While less common, other insurances, such as title insurance for the lender or mortgage protection insurance, also exist. Title insurance protects the lender against issues with the property’s title, while mortgage protection insurance can help cover mortgage payments in specific circumstances like disability or death. These are separate from both homeowners insurance and PMI, each addressing unique risks associated with homeownership and lending.

Options for Paying Homeowners Insurance Premiums

Homeowners generally have two primary methods for paying their homeowners insurance premiums. The most common method, particularly when a mortgage is involved, is through an escrow account managed by the mortgage servicer. In this arrangement, a portion of the monthly mortgage payment is allocated to the escrow account, and the lender uses these funds to pay the insurance premium when it comes due, typically on an annual basis. This option offers convenience, as it bundles the insurance cost with the mortgage payment and ensures timely payments are made.

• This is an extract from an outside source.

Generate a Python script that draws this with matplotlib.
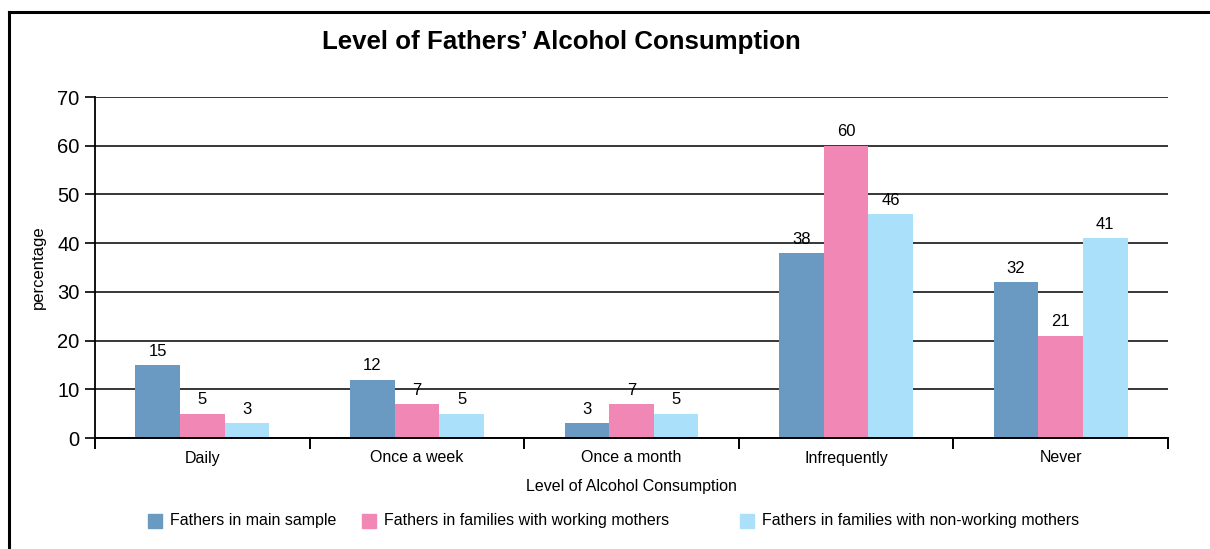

Alternatively, homeowners may have the option to pay their insurance premiums directly to their insurance provider. This method is often available if a homeowner has a substantial amount of equity in their home or if their lender does not require an escrow account. When paying directly, homeowners typically have more flexibility in choosing payment schedules, depending on the insurer’s offerings.

The choice between paying through escrow or directly involves considering budgeting preferences and control over payments. Escrow simplifies the process, preventing missed payments for many homeowners. However, paying directly allows for greater control over funds. Regardless of the chosen method, it is important for homeowners to ensure their insurance premiums are paid consistently to maintain continuous coverage.